Auroragold : la NSA surveille les trois quarts des réseaux mobiles de la planète

L’opération Auroragold a permis à la NSA de pénétrer les réseaux mobiles des opérateurs au risque d’y créer des failles de sécurité.

La NSA surveille les réseaux mobiles du monde entier depuis 2010 au moins. Ce sont les dernières révélations apportées par The Intercept, le média créé par le journaliste Glenn Greenwald qui avait révélé le programme Prism de surveillance mondiale d’Internet sur la base des documents fournis par le lanceur d’alerte Edward Snowden à l’été 2013. La NSA a espionné des centaines d’opérateurs et organisations internationales, y compris issues de pays alliés, pour exploiter les failles de leurs réseaux cellulaires à des fins de surveillance.

Exploiter les failles des réseaux

Baptisée Auroragold, cette opération visait à exploiter les vulnérabilités, voire en créer, des systèmes de communication pour mieux s’y introduire et contourner les politiques de sécurité… au risque d’ouvrir également les réseaux aux pirates. Si le Washington Post avait révélé que la NSA pouvait déchiffrer les communications mobiles encodées sous l’algorithme de cryptage A5/1, les techniques développées pour l’opération Auroragold sont visiblement à jour pour lire les données chiffrées sous A5/3, une version plus récente de l’algorithme d’encodage.

Plus de 1200 comptes emails associés à l’activité de grands opérateurs mobiles et d’organisations de travail ont ainsi été espionnés depuis 2011, date de mise en œuvre de l’opération secrète de la National Security Agency. La GSMA, l’association regroupant les industriels du secteur des télécom, a ainsi été une cible de choix.

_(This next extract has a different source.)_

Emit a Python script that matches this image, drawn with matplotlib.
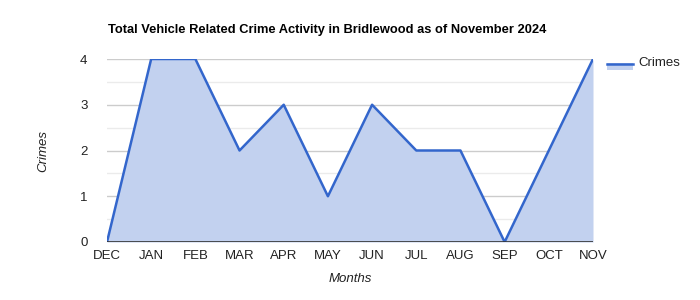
import matplotlib
matplotlib.use('Agg')
from matplotlib import pyplot as plt
from matplotlib.lines import Line2D
from matplotlib.patches import Rectangle

months = ['DEC', 'JAN', 'FEB', 'MAR', 'APR', 'MAY', 'JUN', 'JUL', 'AUG', 'SEP', 'OCT', 'NOV']
crimes = [0, 4, 4, 2, 3, 1, 3, 2, 2, 0, 2, 4]

plt.rcParams['font.family'] = ['Liberation Sans', 'DejaVu Sans']

line_color = '#3366cc'
fill_color = '#c2d1ef'

fig = plt.figure(figsize=(7, 3), dpi=100)
ax = fig.add_axes([107 / 700, 1 - 242 / 300, 486 / 700, 183 / 300])

x = list(range(len(months)))
ax.fill_between(x, crimes, 0, color=fill_color, lw=0, zorder=2)
ax.plot(x, crimes, color=line_color, lw=1.8, zorder=3)

ax.set_xlim(0, len(months) - 1)
ax.set_ylim(0, 4)
ax.set_xticks(x)
ax.set_xticklabels(months)
ax.set_yticks([0, 1, 2, 3, 4])
ax.set_yticks([0.5, 1.5, 2.5, 3.5], minor=True)
ax.tick_params(axis='both', which='both', length=0, labelsize=9.5, colors='#222222')
ax.tick_params(axis='x', pad=6)
ax.tick_params(axis='y', pad=14)
ax.grid(axis='y', which='major', color='#cccccc', lw=1, zorder=1)
ax.grid(axis='y', which='minor', color='#ebebeb', lw=1, zorder=1)
for s in ax.spines.values():
    s.set_visible(False)
ax.axhline(0, color='#333333', lw=1.2, zorder=4)

ax.set_xlabel('Months', fontsize=9.5, style='italic', color='#222222', labelpad=8)
ax.set_ylabel('Crimes', fontsize=9.5, style='italic', color='#222222', labelpad=22)

fig.text(108 / 700, 1 - 30 / 300, 'Total Vehicle Related Crime Activity in Bridlewood as of November 2024',
         fontsize=9.3, fontweight='bold', color='#000000', va='center', ha='left')

# Legend
fig.patches.append(Rectangle((607 / 700, 1 - 70 / 300), 26 / 700, 7 / 300,
                             transform=fig.transFigure, color=fill_color, lw=0))
fig.lines.append(Line2D([607 / 700, 633 / 700], [1 - 64 / 300, 1 - 64 / 300],
                        transform=fig.transFigure, color=line_color, lw=1.8))
fig.text(638 / 700, 1 - 63 / 300, 'Crimes', fontsize=9.5, color='#222222', va='center', ha='left')

fig.savefig('out.png', dpi=100)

Outre les équipementiers et opérateurs, on y retrouve des acteurs américains comme Cisco, Microsoft, Intel ou Facebook.

Plus de 700 réseaux infiltrés

Selon l’expert en sécurité de téléphonie mobile Karsten Nohl interrogé par The Intercept, tous les réseaux mobiles de la planète sont potentiellement accessibles aux oreilles expertes de la NSA. Selon les documents exfiltrés par Edward Snowden, la NSA a collecté des informations sur 701 réseaux cellulaires, soit quelque 70% des 985 infrastructures mobiles d’opérateurs estimées dans le monde. Pour le seul mois de mai 2012. En France, 47% des réseaux nationaux étaient ainsi « couverts », selon un document datant de juin 2012.

Auroragold a été menée par deux unités de l’Agence : la Wireless Portfolio Management Office, chargée de définir la stratégie des surveillances des communications sans fil; et le Target Technology Trends Center, qui assure la veille sur les développements technologiques de l’industrie.

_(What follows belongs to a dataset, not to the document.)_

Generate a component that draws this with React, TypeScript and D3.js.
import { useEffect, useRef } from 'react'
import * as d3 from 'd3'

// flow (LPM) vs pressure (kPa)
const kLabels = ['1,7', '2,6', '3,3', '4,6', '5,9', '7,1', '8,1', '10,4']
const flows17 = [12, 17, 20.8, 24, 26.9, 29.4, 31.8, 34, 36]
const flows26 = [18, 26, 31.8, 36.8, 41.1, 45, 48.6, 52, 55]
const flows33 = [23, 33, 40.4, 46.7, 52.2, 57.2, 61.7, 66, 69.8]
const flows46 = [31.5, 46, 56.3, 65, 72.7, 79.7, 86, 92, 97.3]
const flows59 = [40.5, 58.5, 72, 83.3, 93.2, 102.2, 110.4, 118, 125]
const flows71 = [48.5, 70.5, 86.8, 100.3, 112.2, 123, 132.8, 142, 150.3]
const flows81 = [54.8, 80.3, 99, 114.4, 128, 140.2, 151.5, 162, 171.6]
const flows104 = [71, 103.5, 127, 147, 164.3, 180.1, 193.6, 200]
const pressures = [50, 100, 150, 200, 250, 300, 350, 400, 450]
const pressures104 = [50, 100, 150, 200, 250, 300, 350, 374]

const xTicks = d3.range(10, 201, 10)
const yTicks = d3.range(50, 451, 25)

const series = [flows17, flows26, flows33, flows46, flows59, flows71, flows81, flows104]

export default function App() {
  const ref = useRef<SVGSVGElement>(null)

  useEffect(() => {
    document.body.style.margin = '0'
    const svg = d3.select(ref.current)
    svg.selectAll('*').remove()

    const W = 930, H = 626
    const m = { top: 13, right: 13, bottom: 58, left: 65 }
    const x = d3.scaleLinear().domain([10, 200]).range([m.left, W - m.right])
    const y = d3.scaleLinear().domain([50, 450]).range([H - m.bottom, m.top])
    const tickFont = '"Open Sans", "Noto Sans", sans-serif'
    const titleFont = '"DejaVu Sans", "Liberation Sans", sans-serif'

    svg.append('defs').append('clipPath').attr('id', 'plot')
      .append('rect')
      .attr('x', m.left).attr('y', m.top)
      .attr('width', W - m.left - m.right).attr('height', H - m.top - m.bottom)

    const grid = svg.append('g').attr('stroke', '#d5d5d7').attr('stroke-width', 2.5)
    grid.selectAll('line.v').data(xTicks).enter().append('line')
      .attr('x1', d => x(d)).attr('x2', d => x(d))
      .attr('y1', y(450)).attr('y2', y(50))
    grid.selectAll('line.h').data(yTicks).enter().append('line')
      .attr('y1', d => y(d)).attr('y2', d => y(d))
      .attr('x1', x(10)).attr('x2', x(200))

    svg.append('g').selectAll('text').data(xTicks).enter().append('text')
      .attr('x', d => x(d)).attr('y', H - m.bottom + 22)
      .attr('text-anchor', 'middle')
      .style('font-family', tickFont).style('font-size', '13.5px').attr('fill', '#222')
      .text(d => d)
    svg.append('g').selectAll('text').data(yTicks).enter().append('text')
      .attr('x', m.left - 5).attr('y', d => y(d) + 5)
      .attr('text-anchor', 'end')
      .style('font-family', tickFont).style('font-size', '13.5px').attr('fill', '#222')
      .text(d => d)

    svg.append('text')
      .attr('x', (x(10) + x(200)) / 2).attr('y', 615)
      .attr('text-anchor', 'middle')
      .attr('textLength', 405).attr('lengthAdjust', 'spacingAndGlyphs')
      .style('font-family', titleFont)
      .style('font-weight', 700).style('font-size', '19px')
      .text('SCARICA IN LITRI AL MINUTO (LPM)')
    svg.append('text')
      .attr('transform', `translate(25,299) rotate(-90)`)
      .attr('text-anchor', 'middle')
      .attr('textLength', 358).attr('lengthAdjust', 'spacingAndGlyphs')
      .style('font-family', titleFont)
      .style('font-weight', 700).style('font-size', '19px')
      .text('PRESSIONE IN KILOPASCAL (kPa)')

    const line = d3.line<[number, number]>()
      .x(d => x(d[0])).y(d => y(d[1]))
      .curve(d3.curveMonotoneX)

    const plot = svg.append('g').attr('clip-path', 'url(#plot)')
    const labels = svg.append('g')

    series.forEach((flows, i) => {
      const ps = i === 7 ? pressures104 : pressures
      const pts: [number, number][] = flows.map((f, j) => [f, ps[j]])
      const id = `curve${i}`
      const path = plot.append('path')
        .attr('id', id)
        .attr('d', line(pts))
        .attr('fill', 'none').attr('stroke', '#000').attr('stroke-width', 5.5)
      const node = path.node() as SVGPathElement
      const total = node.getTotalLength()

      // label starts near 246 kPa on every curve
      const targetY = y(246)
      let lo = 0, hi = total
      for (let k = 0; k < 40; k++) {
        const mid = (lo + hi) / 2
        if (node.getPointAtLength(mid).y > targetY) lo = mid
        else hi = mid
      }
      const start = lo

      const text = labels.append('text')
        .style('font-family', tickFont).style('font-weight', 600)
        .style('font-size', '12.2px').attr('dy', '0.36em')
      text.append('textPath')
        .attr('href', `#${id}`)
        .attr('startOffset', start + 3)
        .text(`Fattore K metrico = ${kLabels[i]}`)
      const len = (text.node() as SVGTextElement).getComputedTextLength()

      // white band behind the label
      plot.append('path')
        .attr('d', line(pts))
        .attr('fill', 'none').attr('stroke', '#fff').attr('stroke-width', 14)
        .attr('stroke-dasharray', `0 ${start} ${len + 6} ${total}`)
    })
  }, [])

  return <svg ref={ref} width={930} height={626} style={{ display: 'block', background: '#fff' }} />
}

La NSA en contradiction avec le Nist

Par la voix de sa porte-parole Vanee Vines, la NSA rétorque que la loi américaine légalise ses pratiques à des fins de sécurité du pays quels que soient les moyens employés. Le discours habituel, donc, mais contradictoire avec la politique du Nist (National Institute for Standards and Technology) qui, en septembre dernier, a dégagé un budget de 3 millions de dollars pour soutenir des projets visant à renforcer la protection de la vie privée, de la sécurité et la facilité de leurs usages. La GSMA figurait parmi les trois organismes bénéficiaires de la subvention (avec Confyrm et Morpho Trust USA) et à reçu à ce titre plus de 820 000 dollars. Les révélations du jour ne vont certainement pas apaiser les tensions vives entre le Nist et la NSA.

Par ailleurs, en décembre 2013, un groupe de travail réuni par Barack Obama autour des questions des technologies de l’information, suggérait qu’en aucun cas, la NSA ne devrait « subvertir, nuire, affaiblir ou rendre vulnérables des logiciels commerciaux généralement disponibles » et que l’Agence devrait prévenir les organismes concernés quand elle trouve des failles zero day, sauf dans les cas exceptionnels de « collecte de renseignements hautement prioritaires ». La surveillance des réseaux mobiles de la planète fait-elle partie de cette haute priorité ? La porte-parole de la NSA n’a, dans tous les cas, pas indiqué si l’opération Auroragold était toujours en service aujourd’hui.